> [Required work]
Skipping all pictures, set down the lines of the listing from the first through the one with "E_HIGH = [1.60, 3.36, 2.83, 2.39, 2.15, 1.99]".

> [Source material]
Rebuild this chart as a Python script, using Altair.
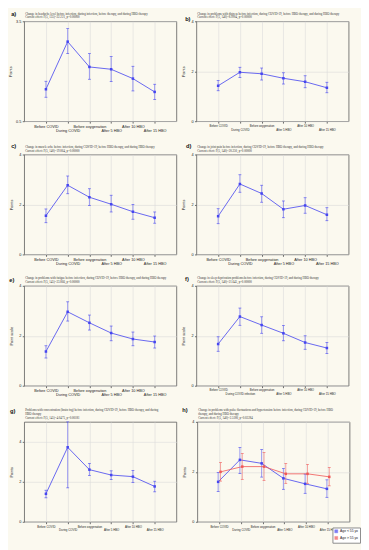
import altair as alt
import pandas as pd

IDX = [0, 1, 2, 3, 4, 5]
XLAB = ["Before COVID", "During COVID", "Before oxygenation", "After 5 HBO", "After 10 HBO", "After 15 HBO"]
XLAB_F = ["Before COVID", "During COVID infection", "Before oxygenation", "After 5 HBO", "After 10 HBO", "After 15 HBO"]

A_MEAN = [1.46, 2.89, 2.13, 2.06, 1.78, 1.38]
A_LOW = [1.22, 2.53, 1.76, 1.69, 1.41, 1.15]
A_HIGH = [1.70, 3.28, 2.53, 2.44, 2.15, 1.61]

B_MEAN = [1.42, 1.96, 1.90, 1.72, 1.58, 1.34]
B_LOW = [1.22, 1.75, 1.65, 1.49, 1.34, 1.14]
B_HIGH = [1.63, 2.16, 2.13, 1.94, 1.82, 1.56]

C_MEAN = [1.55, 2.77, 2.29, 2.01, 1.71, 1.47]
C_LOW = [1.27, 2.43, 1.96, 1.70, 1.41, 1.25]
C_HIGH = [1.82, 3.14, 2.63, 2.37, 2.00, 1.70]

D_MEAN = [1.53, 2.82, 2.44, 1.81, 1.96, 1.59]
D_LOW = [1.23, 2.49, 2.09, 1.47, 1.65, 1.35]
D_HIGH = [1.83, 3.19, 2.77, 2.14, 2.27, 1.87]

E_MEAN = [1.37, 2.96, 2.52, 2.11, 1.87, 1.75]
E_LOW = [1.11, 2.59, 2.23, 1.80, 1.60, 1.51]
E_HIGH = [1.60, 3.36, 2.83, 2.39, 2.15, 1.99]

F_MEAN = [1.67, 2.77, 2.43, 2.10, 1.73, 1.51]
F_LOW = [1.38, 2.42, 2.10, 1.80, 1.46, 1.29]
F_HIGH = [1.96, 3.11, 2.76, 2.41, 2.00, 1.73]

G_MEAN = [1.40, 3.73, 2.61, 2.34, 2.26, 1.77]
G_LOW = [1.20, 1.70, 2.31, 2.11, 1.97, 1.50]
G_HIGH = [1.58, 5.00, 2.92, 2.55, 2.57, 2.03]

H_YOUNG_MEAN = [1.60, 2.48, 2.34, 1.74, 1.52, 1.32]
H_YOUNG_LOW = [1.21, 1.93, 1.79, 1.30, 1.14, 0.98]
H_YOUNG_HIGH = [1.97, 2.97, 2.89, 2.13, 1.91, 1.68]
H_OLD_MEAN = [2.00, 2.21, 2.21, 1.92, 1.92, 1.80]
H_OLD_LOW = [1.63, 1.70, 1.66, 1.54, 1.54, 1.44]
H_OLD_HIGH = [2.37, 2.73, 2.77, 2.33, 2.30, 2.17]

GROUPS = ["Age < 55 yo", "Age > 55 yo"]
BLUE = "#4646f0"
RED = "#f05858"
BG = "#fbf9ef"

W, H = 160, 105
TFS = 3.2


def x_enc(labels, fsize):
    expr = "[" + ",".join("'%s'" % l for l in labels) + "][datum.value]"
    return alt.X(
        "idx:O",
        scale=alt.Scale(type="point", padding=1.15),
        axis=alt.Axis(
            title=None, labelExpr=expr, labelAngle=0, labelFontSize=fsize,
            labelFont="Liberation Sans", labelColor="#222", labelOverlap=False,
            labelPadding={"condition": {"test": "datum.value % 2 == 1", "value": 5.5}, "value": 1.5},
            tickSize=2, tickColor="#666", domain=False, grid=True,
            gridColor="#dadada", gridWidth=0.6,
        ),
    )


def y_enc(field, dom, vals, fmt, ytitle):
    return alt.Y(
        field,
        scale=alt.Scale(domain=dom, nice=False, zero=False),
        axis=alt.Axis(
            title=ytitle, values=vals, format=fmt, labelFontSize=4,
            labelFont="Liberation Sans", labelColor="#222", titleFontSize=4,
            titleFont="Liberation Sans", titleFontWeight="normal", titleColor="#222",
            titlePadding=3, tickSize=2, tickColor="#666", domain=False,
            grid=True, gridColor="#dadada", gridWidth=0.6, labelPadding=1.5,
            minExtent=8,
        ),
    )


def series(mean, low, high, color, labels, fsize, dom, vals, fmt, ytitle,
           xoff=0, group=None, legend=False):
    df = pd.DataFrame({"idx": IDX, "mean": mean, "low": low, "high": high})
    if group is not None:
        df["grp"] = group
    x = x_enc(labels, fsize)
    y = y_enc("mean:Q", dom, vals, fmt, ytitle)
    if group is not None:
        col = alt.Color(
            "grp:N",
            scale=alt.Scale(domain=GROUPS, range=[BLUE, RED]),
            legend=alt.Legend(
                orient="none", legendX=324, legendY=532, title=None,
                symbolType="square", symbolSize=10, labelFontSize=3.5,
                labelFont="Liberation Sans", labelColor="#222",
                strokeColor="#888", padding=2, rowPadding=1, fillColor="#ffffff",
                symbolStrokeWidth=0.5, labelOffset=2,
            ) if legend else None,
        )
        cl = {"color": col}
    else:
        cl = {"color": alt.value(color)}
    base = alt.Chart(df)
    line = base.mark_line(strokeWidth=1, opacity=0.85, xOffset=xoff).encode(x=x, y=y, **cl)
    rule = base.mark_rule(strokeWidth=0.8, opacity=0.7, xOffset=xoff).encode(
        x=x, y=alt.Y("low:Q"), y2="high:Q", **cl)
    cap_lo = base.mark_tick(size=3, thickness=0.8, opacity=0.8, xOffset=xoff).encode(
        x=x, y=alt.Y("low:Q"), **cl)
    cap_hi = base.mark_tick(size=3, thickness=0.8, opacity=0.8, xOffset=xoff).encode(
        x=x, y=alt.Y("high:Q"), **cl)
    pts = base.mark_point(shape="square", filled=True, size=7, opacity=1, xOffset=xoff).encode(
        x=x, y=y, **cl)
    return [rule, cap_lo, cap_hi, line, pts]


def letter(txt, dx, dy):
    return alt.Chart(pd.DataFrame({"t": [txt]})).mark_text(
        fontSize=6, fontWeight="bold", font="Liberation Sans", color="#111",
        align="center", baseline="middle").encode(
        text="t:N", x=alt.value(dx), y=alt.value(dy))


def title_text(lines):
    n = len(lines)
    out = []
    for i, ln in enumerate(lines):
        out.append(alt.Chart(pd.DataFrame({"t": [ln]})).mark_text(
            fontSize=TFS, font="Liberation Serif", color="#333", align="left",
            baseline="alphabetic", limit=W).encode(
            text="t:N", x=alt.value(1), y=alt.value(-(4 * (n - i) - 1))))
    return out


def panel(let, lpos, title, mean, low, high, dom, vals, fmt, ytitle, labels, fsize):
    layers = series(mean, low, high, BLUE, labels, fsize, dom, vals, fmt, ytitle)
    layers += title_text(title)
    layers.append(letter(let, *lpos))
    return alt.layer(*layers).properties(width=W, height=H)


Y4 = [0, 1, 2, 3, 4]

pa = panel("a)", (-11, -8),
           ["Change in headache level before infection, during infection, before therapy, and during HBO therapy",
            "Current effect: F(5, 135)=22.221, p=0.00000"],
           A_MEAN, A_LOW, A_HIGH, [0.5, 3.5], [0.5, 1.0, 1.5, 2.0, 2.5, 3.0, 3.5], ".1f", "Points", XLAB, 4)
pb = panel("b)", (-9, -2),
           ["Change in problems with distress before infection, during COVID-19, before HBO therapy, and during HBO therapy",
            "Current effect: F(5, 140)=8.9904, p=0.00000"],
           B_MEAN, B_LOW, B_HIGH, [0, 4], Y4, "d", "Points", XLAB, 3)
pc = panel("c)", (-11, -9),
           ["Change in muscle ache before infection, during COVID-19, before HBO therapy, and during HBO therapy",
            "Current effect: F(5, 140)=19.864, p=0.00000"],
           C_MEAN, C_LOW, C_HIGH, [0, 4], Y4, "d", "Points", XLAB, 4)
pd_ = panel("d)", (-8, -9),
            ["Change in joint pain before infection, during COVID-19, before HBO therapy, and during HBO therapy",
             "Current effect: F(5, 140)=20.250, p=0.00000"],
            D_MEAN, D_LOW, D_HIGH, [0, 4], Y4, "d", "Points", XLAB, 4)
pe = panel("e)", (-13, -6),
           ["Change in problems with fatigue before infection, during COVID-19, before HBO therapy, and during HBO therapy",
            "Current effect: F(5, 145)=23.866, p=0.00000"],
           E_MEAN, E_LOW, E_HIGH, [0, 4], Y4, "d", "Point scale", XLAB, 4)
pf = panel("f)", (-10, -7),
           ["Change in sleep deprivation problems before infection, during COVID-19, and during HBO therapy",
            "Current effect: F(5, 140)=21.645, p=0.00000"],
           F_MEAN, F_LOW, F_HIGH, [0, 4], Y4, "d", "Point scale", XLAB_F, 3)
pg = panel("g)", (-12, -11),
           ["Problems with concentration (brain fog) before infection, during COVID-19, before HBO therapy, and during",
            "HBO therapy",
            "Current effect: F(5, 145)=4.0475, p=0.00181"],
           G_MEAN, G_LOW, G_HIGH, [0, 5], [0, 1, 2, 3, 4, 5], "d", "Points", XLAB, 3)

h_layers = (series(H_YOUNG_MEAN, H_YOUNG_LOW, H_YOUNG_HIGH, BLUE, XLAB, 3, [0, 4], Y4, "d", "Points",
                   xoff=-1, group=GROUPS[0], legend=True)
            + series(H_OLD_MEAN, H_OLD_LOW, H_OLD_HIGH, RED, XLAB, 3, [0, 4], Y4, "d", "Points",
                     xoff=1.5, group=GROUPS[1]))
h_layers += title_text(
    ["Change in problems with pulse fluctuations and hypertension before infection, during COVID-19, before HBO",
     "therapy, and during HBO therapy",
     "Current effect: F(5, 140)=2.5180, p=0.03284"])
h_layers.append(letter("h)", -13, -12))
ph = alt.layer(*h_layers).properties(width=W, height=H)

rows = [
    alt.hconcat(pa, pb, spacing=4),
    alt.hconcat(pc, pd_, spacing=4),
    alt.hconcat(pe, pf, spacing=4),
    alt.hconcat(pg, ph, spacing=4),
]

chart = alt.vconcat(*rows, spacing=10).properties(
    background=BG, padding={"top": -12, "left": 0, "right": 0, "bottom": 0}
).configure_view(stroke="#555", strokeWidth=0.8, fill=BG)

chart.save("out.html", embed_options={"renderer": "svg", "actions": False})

> [Result of this exercise]
Rebuild this chart as a Python script, using Altair.
import altair as alt
import pandas as pd

IDX = [0, 1, 2, 3, 4, 5]
XLAB = ["Before COVID", "During COVID", "Before oxygenation", "After 5 HBO", "After 10 HBO", "After 15 HBO"]
XLAB_F = ["Before COVID", "During COVID infection", "Before oxygenation", "After 5 HBO", "After 10 HBO", "After 15 HBO"]

A_MEAN = [1.46, 2.89, 2.13, 2.06, 1.78, 1.38]
A_LOW = [1.22, 2.53, 1.76, 1.69, 1.41, 1.15]
A_HIGH = [1.70, 3.28, 2.53, 2.44, 2.15, 1.61]

B_MEAN = [1.42, 1.96, 1.90, 1.72, 1.58, 1.34]
B_LOW = [1.22, 1.75, 1.65, 1.49, 1.34, 1.14]
B_HIGH = [1.63, 2.16, 2.13, 1.94, 1.82, 1.56]

C_MEAN = [1.55, 2.77, 2.29, 2.01, 1.71, 1.47]
C_LOW = [1.27, 2.43, 1.96, 1.70, 1.41, 1.25]
C_HIGH = [1.82, 3.14, 2.63, 2.37, 2.00, 1.70]

D_MEAN = [1.53, 2.82, 2.44, 1.81, 1.96, 1.59]
D_LOW = [1.23, 2.49, 2.09, 1.47, 1.65, 1.35]
D_HIGH = [1.83, 3.19, 2.77, 2.14, 2.27, 1.87]

E_MEAN = [1.37, 2.96, 2.52, 2.11, 1.87, 1.75]
E_LOW = [1.11, 2.59, 2.23, 1.80, 1.60, 1.51]
E_HIGH = [1.60, 3.36, 2.83, 2.39, 2.15, 1.99]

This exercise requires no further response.